Türkiye Dışişleri Bakanı Hakan Fidan da Londra’daki toplantıya davet edildi ve verdiği bir röportajda Türkiye’nin yeni bir Avrupa güvenlik mimarisinin parçası olmaya yönelik ilgisini dile getirdi. Hızla büyüyen savunma sanayisiyle Türkiye, AB’nin SAFE adlı finansal enstrümanından faydalanma konusunda da açık bir ilgiye sahip.
Ancak, Türkiye’nin katılımı için Avrupa ülkelerinin oy birliğiyle onay vermesi gerekmektedir. Ayrıca, Avrupa Birliği’nin veya herhangi bir AB üye devletinin çıkarlarını tehdit eden bir ülkenin bu yapıya dâhil edilmesine izin verilmemektedir.

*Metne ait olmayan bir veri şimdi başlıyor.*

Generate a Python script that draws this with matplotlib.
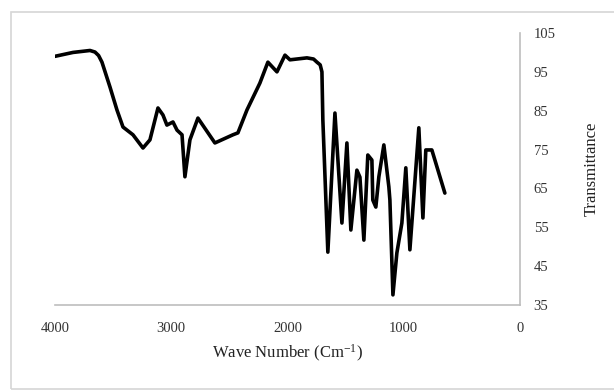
import matplotlib
matplotlib.use("Agg")
import matplotlib.pyplot as plt
from matplotlib.patches import Rectangle

plt.rcParams["font.family"] = ["Liberation Serif", "DejaVu Serif"]
plt.rcParams["mathtext.fontset"] = "custom"
plt.rcParams["mathtext.rm"] = "Liberation Serif"
plt.rcParams["mathtext.it"] = "Liberation Serif:italic"

# FTIR spectrum
wave_number = [4000, 3845, 3699, 3656, 3625, 3596, 3527, 3467, 3415, 3329,
               3243, 3183, 3114, 3071, 3037, 2985, 2950, 2907, 2882, 2839,
               2770, 2624, 2469, 2426, 2348, 2237, 2168, 2090, 2021, 1978,
               1832, 1775, 1746, 1718, 1703, 1695, 1652, 1591, 1531, 1488,
               1454, 1402, 1376, 1342, 1308, 1273, 1265, 1239, 1213, 1170,
               1127, 1118, 1092, 1058, 1015, 981, 946, 869, 834, 809, 757, 645]
transmittance = [99.0, 100.0, 100.5, 100.1, 99.2, 97.5, 91.1, 85.2, 80.8, 78.8,
                 75.4, 77.5, 85.7, 83.9, 81.3, 82.1, 80.0, 78.8, 68.0, 77.5,
                 83.1, 76.7, 78.8, 79.3, 85.2, 92.1, 97.5, 95.0, 99.3, 98.1,
                 98.6, 98.3, 97.5, 96.8, 95.0, 82.6, 48.6, 84.4, 56.1, 76.7,
                 54.3, 69.7, 67.9, 51.7, 73.6, 72.3, 62.0, 60.2, 68.0, 76.2,
                 65.4, 62.0, 37.6, 48.4, 56.1, 70.3, 49.2, 80.6, 57.4, 74.9,
                 74.9, 63.8]

x_ticks = [4000, 3000, 2000, 1000, 0]
y_ticks = [35, 45, 55, 65, 75, 85, 95, 105]

fig = plt.figure(figsize=(6.14, 3.91), dpi=100)
ax = fig.add_axes([0.0896, 0.22, 0.757, 0.6956])

ax.plot(wave_number, transmittance, color="black", lw=2.6,
        solid_joinstyle="round", solid_capstyle="round")

ax.set_xlim(4000, 0)
ax.set_ylim(35, 105)
ax.set_xticks(x_ticks)
ax.set_yticks(y_ticks)
ax.yaxis.tick_right()
ax.yaxis.set_label_position("right")
ax.tick_params(length=0, labelsize=10.5, colors="#333333")
ax.tick_params(axis="x", pad=12)
ax.tick_params(axis="y", pad=10)

for s in ["top", "left"]:
    ax.spines[s].set_visible(False)
for s in ["bottom", "right"]:
    ax.spines[s].set_color("#bdbdbd")
    ax.spines[s].set_linewidth(1.2)

ax.set_xlabel("Wave Number (Cm$^{-1}$)", fontsize=12, color="#222222", labelpad=6)
ax.set_ylabel("Transmittance", fontsize=12, color="#222222", labelpad=20)

# outer frame
fig.patches.append(Rectangle((11 / 614, 0.005), 0.99, 1 - 12 / 391 - 0.005,
                             transform=fig.transFigure, fill=False,
                             edgecolor="#d6d6d6", lw=1.2))

fig.savefig("out.png", dpi=100)
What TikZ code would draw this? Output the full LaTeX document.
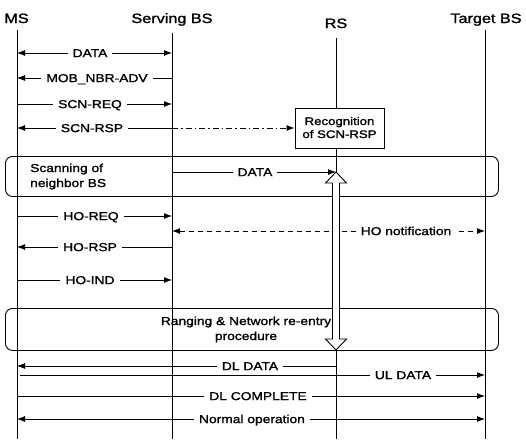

Türkiye’nin savunma kapasitesini artırdığı ve Cumhurbaşkanı Erdoğan’ın laik muhalefeti ortadan kaldırmaya yönelik girişimleri göz önüne alındığında, Almanya ve Birleşik Krallık’ın Türkiye’ye 40 adet Eurofighter Typhoon savaş uçağı satışı kararının ne kadar akıllıca olduğu sorgulanabilir.
ABD, Türkiye’nin İsveç’in NATO üyeliğini onaylaması karşılığında 40 adet F-16 savaş uçağının satışını zaten onayladı. Cumhurbaşkanı Erdoğan ise Türkiye’nin ABD’nin F-35 programına yeniden kabul edileceğinden emin.
Altı yıl önce, Fransa Cumhurbaşkanı Macron, Avrupa’nın Çin’in yükselişiyle ve Rusya ile Türkiye’deki rejimlerin otoriterleşmesiyle karşı karşıya olduğu uyarısında bulunmuştu. Üç yıl önce ise Türkiye Cumhurbaşkanı Erdoğan, Atina’yı füze saldırısıyla tehdit etti ve Türkiye’nin “Mavi Vatan” deniz doktrini hem Yunanistan’ı hem de Kıbrıs’ı hedef alıyor.
Maliye Bakanı Mehmet Şimşek’in olası istifası ve genel siyasi istikrarsızlık göz önüne alındığında, Avrupa’nın tüm yumurtalarını bu sepete koyması tam anlamıyla bir akılsızlık olur.
* Robert Ellis, Türkiye üzerine çalışan bir analist ve yorumcudur. Aynı zamanda Atina’daki RIEAS (Avrupa ve Amerika Araştırmaları Enstitüsü) bünyesinde uluslararası danışman olarak görev yapmaktadır. Danimarka ve uluslararası basında Türkiye konularında düzenli olarak yorum yazmakta; daha önce Avrupa Parlamentosu’ndaki Türkiye Değerlendirme Grubu’nda danışmanlık ve New York’taki Gatestone Enstitüsü’nde kıdemli araştırmacı olarak görev yapmıştır.